A company is using drones to plant 1 billion trees

When we imagine drones, we don’t exactly think of allies to mother nature. However, one company is reenvisioning a use for the self-piloted vehicles as agents of sustainability. Flash Forest wants to automate reforestation. 

While deforestation has become increasingly efficient thanks to timber industry engineers, Flash Forest aims to make planting trees just as practical. The project uses drones that can plant 10 times faster than the normal rate, at 20 percent of the cost. 

“There are a lot of different attempts to tackle reforestation,” co-founder Angelique Ahlstrom told Fast Company. “But despite all of them, they’re still failing, with a net loss of 7 billion trees every year.”

The drones use mapping software to assess the best places to plant. A proprietary mix of seed pods that germinate faster than other seeds is then dropped by an army of drones in the designated location. In harder to reach areas like hills or mangrove forests, the drones can even fire seed pods deep into the soil. 

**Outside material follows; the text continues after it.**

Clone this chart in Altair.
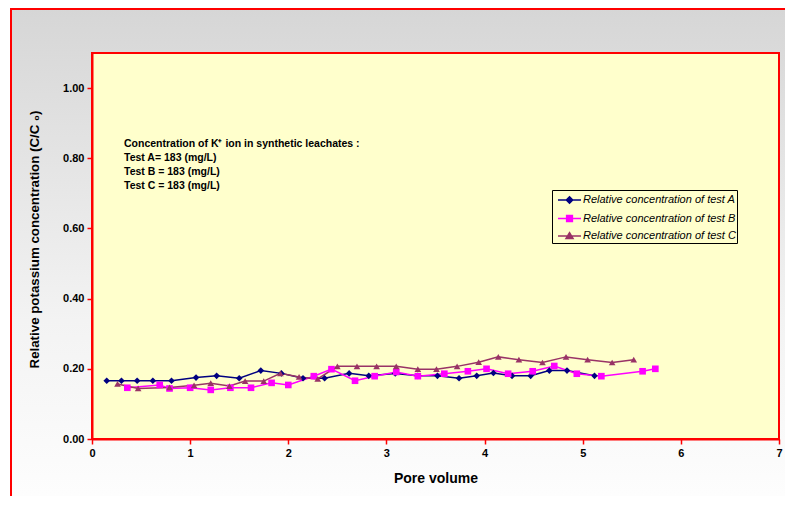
import altair as alt
import pandas as pd

# ---- data ----
a_x = [0.15, 0.30, 0.46, 0.62, 0.81, 1.06, 1.27, 1.50, 1.72, 1.93, 2.15, 2.37, 2.62,
       2.82, 3.09, 3.32, 3.52, 3.74, 3.92, 4.09, 4.28, 4.47, 4.66, 4.84, 5.12]
a_y = [0.166, 0.166, 0.166, 0.166, 0.166, 0.175, 0.180, 0.173, 0.195, 0.187, 0.173, 0.173, 0.187,
       0.180, 0.187, 0.180, 0.180, 0.173, 0.180, 0.188, 0.180, 0.180, 0.195, 0.195, 0.180]

b_x = [0.36, 0.69, 0.79, 1.00, 1.21, 1.41, 1.62, 1.83, 2.00, 2.26, 2.44, 2.68, 2.88,
       3.10, 3.32, 3.59, 3.83, 4.02, 4.24, 4.49, 4.71, 4.94, 5.19, 5.61, 5.74]
b_y = [0.146, 0.154, 0.144, 0.146, 0.140, 0.146, 0.146, 0.160, 0.154, 0.179, 0.199, 0.166, 0.179,
       0.191, 0.179, 0.186, 0.193, 0.200, 0.186, 0.193, 0.208, 0.186, 0.179, 0.193, 0.200]

c_x = [0.26, 0.47, 0.79, 1.04, 1.21, 1.40, 1.56, 1.75, 1.92, 2.11, 2.30, 2.50, 2.70,
       2.90, 3.10, 3.32, 3.51, 3.72, 3.94, 4.14, 4.35, 4.59, 4.83, 5.05, 5.30, 5.52]
c_y = [0.157, 0.144, 0.147, 0.153, 0.159, 0.151, 0.165, 0.165, 0.187, 0.177, 0.171, 0.207, 0.207,
       0.207, 0.207, 0.199, 0.199, 0.207, 0.219, 0.234, 0.226, 0.218, 0.234, 0.226, 0.218, 0.226]

series_names = ["Relative concentration of test A",
                "Relative concentration of test B",
                "Relative concentration of test C"]
series_colors = ["#000080", "#FF00FF", "#993366"]
series_shapes = ["diamond", "square", "triangle-up"]
legend_paths = ["M-0.5,0H2.375M0.94,-0.4L1.34,0L0.94,0.4L0.54,0Z",
                "M-0.5,0H2.375M0.58,-0.36H1.3V0.36H0.58Z",
                "M-0.5,0H2.375M0.94,-0.42L1.38,0.32H0.5Z"]

x_ticks = [0, 1, 2, 3, 4, 5, 6, 7]
y_ticks = [0.0, 0.2, 0.4, 0.6, 0.8, 1.0]

note_lines = ["Concentration of K\u207a ion in synthetic leachates :",
              "Test A= 183 (mg/L)",
              "Test B = 183 (mg/L)",
              "Test C = 183 (mg/L)"]

rows = []
for name, xs, ys in zip(series_names, [a_x, b_x, c_x], [a_y, b_y, c_y]):
    for xv, yv in zip(xs, ys):
        rows.append({"pv": xv, "cc": yv, "series": name})
df = pd.DataFrame(rows)

W, H = 687, 386
FONT = "Liberation Sans"

x_enc = alt.X("pv:Q", scale=alt.Scale(domain=[0, 7], nice=False),
              axis=alt.Axis(values=x_ticks, format="d", title="Pore volume",
                            titlePadding=13, titleFontSize=14, zindex=5, grid=False,
                            labelFlush=False))
y_enc = alt.Y("cc:Q", scale=alt.Scale(domain=[0, 1.1], nice=False),
              axis=alt.Axis(values=y_ticks, format=".2f",
                            title="Relative potassium concentration (C/C \u2080)",
                            titlePadding=21, titleFontSize=13.3, titleY=186,
                            zindex=5, grid=False, labelFlush=False))
color_enc = alt.Color("series:N", scale=alt.Scale(domain=series_names, range=series_colors),
                      legend=None)

one = alt.Data(values=[{"k": 0}])

# decorative chart-area frame with gradient
frame = alt.Chart(one).mark_rect(
    fill=alt.Gradient(gradient="linear", x1=0, y1=0, x2=0, y2=1,
                      stops=[alt.GradientStop(offset=0, color="#D6D6D6"),
                             alt.GradientStop(offset=0.6, color="#F3F3F3"),
                             alt.GradientStop(offset=1, color="#FFFFFF")]),
    stroke="#FF0000", strokeWidth=2, clip=False
).encode(x=alt.value(-81), x2=alt.value(W + 40), y=alt.value(-44), y2=alt.value(H + 90))

plotbg = alt.Chart(one).mark_rect(fill="#FFFFCC", stroke="#FF0000", strokeWidth=2).encode(
    x=alt.value(0), x2=alt.value(W), y=alt.value(0), y2=alt.value(H))

base = alt.Chart(df).encode(x=x_enc, y=y_enc, color=color_enc)

lines = base.mark_line(strokeWidth=1.5)
points = base.mark_point(filled=True, opacity=1, size=44).encode(
    shape=alt.Shape("series:N", scale=alt.Scale(domain=series_names, range=series_shapes),
                    legend=None))

LX, LY = 460, 137
legend_layer = alt.Chart(df).transform_filter("false").mark_point(
    filled=True, opacity=1, strokeWidth=1.5).encode(
    x=alt.X("pv:Q"), y=alt.Y("cc:Q"),
    fill=alt.Fill("series:N", scale=alt.Scale(domain=series_names, range=series_colors),
                  legend=alt.Legend(title=None, orient="none", legendX=LX, legendY=LY,
                                    fillColor="#FFFFCC", strokeColor="#000000",
                                    padding=1, rowPadding=2.5, symbolSize=256,
                                    symbolStrokeWidth=1.5, labelFontSize=11,
                                    labelFont=FONT, labelFontStyle="italic",
                                    labelColor="#000000", labelOffset=12,
                                    labelLimit=400,
                                    labelExpr="datum.label + '\u00a0\u00a0\u00a0\u00a0\u00a0\u00a0'")),
    stroke=alt.Stroke("series:N", scale=alt.Scale(domain=series_names, range=series_colors),
                      legend=alt.Legend(title=None, orient="none", legendX=LX, legendY=LY)),
    shape=alt.Shape("series:N", scale=alt.Scale(domain=series_names, range=legend_paths),
                    legend=alt.Legend(title=None, orient="none", legendX=LX, legendY=LY)),
)

note = alt.Chart(one).mark_text(
    text=note_lines, align="left", baseline="top", font=FONT, fontSize=10.5,
    fontWeight="bold", lineHeight=14, color="#000000"
).encode(x=alt.value(32), y=alt.value(86))

chart = alt.layer(frame, plotbg, lines, points, legend_layer, note).resolve_scale(
    shape="independent", fill="independent", stroke="independent"
).properties(
    width=W, height=H, autosize="none", background="#FFFFFF",
    padding={"left": 84, "top": 45, "right": 6, "bottom": 57},
).configure_view(stroke=None, fill=None).configure_axis(
    domainColor="#FF0000", domainWidth=2, tickColor="#FF0000", tickSize=5, tickWidth=1.5,
    grid=False, labelFont=FONT, labelFontSize=11, labelFontWeight="bold", labelColor="#000000",
    titleFont=FONT, titleFontWeight="bold", titleColor="#000000", labelPadding=3
)

chart.save("out.html", embed_options={"renderer": "svg", "actions": False})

Flash Forest’s drones can plant 10,000 to 20,000 seed pods a day. But eventually, as the technology evolves, pilots will be able to plant 100,000 trees a day — compare that to 1,500 per person by hand. 

In order to prevent a major increase in global temperatures by 2050, the Intergovernmental Panel on Climate Change suggests planting 1 billion hectares of trees or 1 trillion to 1.5 trillion trees. This would offset two-thirds of the carbon humans have added to the atmosphere since the 1800s — and it’s one of the cheapest solutions to climate change. 

Flash Forward’s overall goal is to plant 1 billion trees by 2028.